The former, only userspace I/O APIC (and associated devices), though some VM
shapes, e.g. TDX, don't provide an I/O APIC or PIC.
Thanks for the info.
Just wondering what's the benefit of using userspace IRQCHIP instead of
emulating in the kernel?
Reduced kernel attack surface (this was especially true years ago, before KVM's
I/O APIC emulation was well-tested) and more flexibility (e.g. shipping userspace
changes is typically easier than shipping new kernels. I'm pretty sure there's
one more big one that I'm blanking on at the moment.

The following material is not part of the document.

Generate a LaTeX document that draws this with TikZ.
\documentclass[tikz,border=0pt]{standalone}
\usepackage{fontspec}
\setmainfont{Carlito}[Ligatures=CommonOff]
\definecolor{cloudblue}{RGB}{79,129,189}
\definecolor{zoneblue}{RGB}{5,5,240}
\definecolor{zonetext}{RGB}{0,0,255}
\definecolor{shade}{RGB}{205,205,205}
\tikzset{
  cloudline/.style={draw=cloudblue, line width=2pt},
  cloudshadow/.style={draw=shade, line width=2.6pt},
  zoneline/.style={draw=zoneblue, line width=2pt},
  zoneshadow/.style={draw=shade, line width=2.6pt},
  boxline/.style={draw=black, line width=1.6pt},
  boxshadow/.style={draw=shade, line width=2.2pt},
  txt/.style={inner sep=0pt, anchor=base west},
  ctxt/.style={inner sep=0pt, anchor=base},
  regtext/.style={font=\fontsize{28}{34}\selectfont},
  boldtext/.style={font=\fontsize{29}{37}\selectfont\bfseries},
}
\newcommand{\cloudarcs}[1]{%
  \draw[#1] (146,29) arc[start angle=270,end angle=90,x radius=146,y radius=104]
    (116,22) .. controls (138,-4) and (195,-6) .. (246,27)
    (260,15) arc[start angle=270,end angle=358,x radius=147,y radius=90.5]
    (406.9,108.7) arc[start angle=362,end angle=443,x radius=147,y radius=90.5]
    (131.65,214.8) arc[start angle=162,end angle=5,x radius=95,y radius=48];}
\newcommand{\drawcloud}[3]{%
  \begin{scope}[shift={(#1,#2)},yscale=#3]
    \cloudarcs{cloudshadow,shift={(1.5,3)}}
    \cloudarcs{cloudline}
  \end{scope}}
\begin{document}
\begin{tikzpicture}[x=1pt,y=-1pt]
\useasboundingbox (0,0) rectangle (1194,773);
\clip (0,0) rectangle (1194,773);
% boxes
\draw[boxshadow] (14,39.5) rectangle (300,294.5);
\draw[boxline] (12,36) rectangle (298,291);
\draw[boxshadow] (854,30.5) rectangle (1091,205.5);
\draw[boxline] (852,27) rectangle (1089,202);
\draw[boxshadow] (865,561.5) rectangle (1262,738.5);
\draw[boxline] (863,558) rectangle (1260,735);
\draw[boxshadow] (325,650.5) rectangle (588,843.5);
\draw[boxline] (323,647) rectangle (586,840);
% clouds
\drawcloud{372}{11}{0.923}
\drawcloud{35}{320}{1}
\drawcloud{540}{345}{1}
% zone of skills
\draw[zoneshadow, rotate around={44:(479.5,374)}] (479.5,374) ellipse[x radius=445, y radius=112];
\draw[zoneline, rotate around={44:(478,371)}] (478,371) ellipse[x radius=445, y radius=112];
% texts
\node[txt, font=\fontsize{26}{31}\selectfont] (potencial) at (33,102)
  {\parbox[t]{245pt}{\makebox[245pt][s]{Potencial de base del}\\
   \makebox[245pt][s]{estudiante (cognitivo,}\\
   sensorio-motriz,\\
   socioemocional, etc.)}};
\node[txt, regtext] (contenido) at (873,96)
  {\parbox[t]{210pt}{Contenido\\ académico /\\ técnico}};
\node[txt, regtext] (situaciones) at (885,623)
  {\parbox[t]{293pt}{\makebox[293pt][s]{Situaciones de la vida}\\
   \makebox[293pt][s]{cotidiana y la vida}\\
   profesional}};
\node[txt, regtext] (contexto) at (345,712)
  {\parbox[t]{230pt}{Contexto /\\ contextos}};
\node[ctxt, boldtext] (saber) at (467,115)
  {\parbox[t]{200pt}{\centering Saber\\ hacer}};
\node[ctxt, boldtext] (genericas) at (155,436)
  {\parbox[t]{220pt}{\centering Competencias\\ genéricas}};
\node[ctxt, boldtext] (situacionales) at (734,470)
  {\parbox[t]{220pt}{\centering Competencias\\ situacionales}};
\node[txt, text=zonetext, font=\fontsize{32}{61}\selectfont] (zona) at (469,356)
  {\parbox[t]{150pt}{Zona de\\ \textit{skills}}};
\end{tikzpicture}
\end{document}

Feature-wise, the big one is support for IRQ remapping which is not
implemented in the in-kernel IOAPIC.
Forgot to ask:
Since this new Kconfig option is not only for IOAPIC but also includes PIC and
PIT, is CONFIG_KVM_IRQCHIP a better name?
I much prefer IOAPIC, because IRQCHIP is far too ambiguous and confusing, e.g.

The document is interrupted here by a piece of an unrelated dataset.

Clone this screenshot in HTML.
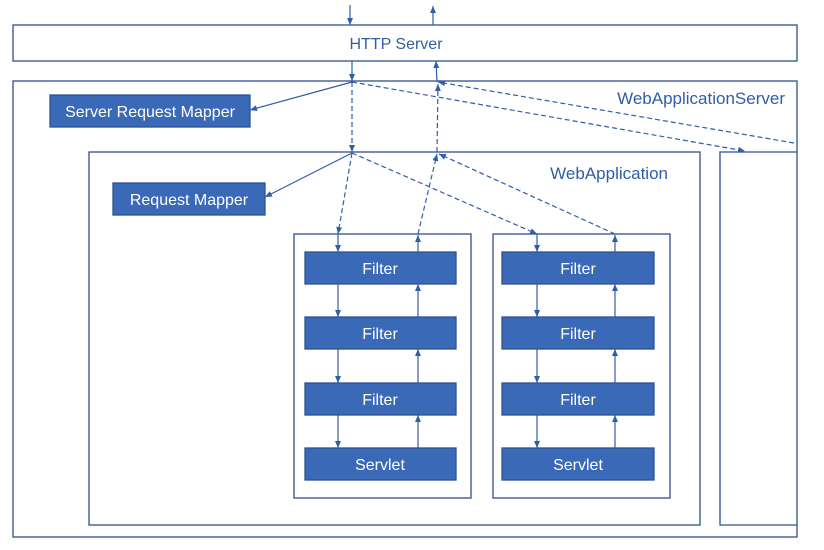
<!DOCTYPE html>
<html><head><style>body{margin:0;background:#fff}svg{display:block}text{font-family:"Liberation Sans",sans-serif}</style></head><body>
<svg width="824" height="550" viewBox="0 0 824 550" xmlns="http://www.w3.org/2000/svg">
<defs><marker id="a" markerWidth="8" markerHeight="8" refX="7" refY="4" orient="auto" markerUnits="userSpaceOnUse"><path d="M0,1 L7,4 L0,7 z" fill="#2f5ea8"/></marker></defs>
<g fill="none" stroke="#2f4f8f" stroke-width="1.3">
<rect x="13" y="25" width="784" height="36"/>
<rect x="13" y="81" width="784" height="456"/>
<rect x="89" y="152" width="611" height="373"/>
<polyline points="797,152 720,152 720,525 797,525"/>
<rect x="294" y="234" width="177" height="264"/>
<rect x="493" y="234" width="177" height="264"/>
</g>
<g fill="#3a69b8" stroke="#2f528f" stroke-width="1.3">
<rect x="50" y="95" width="200" height="32"/>
<rect x="113" y="183" width="152" height="32"/>
<rect x="305" y="252" width="151" height="32"/><rect x="305" y="317" width="151" height="32"/><rect x="305" y="383" width="151" height="32"/><rect x="305" y="448" width="151" height="32"/>
<rect x="502" y="252" width="152" height="32"/><rect x="502" y="317" width="152" height="32"/><rect x="502" y="383" width="152" height="32"/><rect x="502" y="448" width="152" height="32"/>
</g>
<g stroke="#2f5ea8" stroke-width="1.2" fill="none" marker-end="url(#a)">
<line x1="350" y1="5" x2="350" y2="25"/><line x1="433" y1="25" x2="433" y2="6"/>
<line x1="352" y1="61" x2="352" y2="81"/><line x1="437" y1="82" x2="436" y2="61"/>
<line x1="352" y1="82" x2="250" y2="110"/>
<line x1="352" y1="153" x2="265" y2="197"/>
<g stroke-dasharray="5,3">
<line x1="352" y1="82" x2="352" y2="152"/>
<line x1="352" y1="82" x2="745" y2="151"/>
<line x1="794" y1="143" x2="438" y2="82"/>
<line x1="437" y1="152" x2="438" y2="84"/>
<line x1="352" y1="153" x2="338" y2="234"/>
<line x1="352" y1="153" x2="537" y2="234"/>
<line x1="418" y1="234" x2="437" y2="154"/>
<line x1="615" y1="234" x2="439" y2="154"/>
</g>
<line x1="338" y1="234" x2="338" y2="252"/><line x1="418" y1="252" x2="418" y2="235"/>
<line x1="537" y1="234" x2="537" y2="252"/><line x1="615" y1="252" x2="615" y2="235"/>
<line x1="338" y1="284" x2="338" y2="317"/><line x1="418" y1="317" x2="418" y2="284"/>
<line x1="338" y1="349" x2="338" y2="383"/><line x1="418" y1="383" x2="418" y2="349"/>
<line x1="338" y1="415" x2="338" y2="448"/><line x1="418" y1="448" x2="418" y2="415"/>
<line x1="537" y1="284" x2="537" y2="317"/><line x1="615" y1="317" x2="615" y2="284"/>
<line x1="537" y1="349" x2="537" y2="383"/><line x1="615" y1="383" x2="615" y2="349"/>
<line x1="537" y1="415" x2="537" y2="448"/><line x1="615" y1="448" x2="615" y2="415"/>
</g>
<g fill="#2f5ea8" font-size="16">
<text x="396" y="49" text-anchor="middle">HTTP Server</text>
<text x="785" y="104" text-anchor="end" font-size="17">WebApplicationServer</text>
<text x="668" y="179" text-anchor="end" font-size="17">WebApplication</text>
</g>
<g fill="#fff" font-size="16" text-anchor="middle">
<text x="150" y="117">Server Request Mapper</text>
<text x="189" y="205">Request Mapper</text>
<text x="380" y="274">Filter</text><text x="380" y="339">Filter</text><text x="380" y="405">Filter</text><text x="380" y="470">Servlet</text>
<text x="578" y="274">Filter</text><text x="578" y="339">Filter</text><text x="578" y="405">Filter</text><text x="578" y="470">Servlet</text>
</g>
</svg>
</body></html>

just look at KVM's internal APIs, where these:
irqchip_in_kernel()
irqchip_kernel()
are not equivalent. In practice, no modern guest kernel is going to utilize the
PIC, and the PIT isn't an IRQ chip, i.e. isn't strictly covered by IRQCHIP either.
Right.
Maybe it is worth to further have dedicated Kconfig for PIC, PIT and IOAPIC?

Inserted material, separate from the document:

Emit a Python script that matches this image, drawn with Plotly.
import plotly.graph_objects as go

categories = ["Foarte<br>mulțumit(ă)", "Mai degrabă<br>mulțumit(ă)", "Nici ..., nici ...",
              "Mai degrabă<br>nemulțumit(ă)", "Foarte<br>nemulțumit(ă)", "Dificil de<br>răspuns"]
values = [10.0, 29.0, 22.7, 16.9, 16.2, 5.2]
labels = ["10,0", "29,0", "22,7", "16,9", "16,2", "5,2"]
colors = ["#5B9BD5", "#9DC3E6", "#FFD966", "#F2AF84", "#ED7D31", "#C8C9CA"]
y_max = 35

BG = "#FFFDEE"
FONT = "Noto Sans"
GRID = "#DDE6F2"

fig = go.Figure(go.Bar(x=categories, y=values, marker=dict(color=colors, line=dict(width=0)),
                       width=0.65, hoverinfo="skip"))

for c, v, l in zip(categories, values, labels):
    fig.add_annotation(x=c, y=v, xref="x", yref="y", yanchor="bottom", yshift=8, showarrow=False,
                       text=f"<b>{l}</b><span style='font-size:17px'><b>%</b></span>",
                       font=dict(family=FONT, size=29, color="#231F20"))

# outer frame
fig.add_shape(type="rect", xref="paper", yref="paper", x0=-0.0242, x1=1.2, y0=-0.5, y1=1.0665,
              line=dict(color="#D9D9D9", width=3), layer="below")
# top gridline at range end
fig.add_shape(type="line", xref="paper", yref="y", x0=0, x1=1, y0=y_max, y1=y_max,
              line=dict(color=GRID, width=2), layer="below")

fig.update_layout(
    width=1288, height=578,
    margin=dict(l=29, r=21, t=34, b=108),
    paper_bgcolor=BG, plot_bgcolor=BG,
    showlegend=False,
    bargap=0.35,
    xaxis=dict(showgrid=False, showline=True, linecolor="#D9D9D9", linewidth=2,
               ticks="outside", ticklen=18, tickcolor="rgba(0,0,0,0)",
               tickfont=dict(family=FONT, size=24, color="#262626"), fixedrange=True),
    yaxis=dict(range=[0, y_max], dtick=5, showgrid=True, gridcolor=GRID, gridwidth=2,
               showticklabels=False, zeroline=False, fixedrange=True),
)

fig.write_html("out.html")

Nah. PIC and I/O APIC can't be split (without new uAPI and non-trivial complexity),
and I highly doubt there is any use case that would want an in-kernel I/O APIC
with a userspace PIT. I.e. in practice, the three almost always come as a group;
either a setup wants all, or a setup wants none.
Without "almost", even. I think it's okay to make it CONFIG_KVM_IOAPIC,
it's not super accurate but there's no single word that convey "IOAPIC,
PIC and PIT".
Btw, I also find irqchip_in_kernel() and irqchip_kernel() confusing. I am not
sure the value of having irqchip_in_kernel() in fact. The guest should always
have an in-kernel APIC for modern guests. I am wondering whether we can get rid
of it completely (the logic will be it is always be true), or we can have a
Kconfig to only build it when user truly wants it.
irqchip_kernel() can be renamed to irqchip_full().
For better or worse, an in-kernel local APIC is still optional. I do hope/want
to make it mandatory, but that's not a small ABI change.
I am pretty sure that some users (was it DOSBox? or maybe even gVisor?)
would break.
Paolo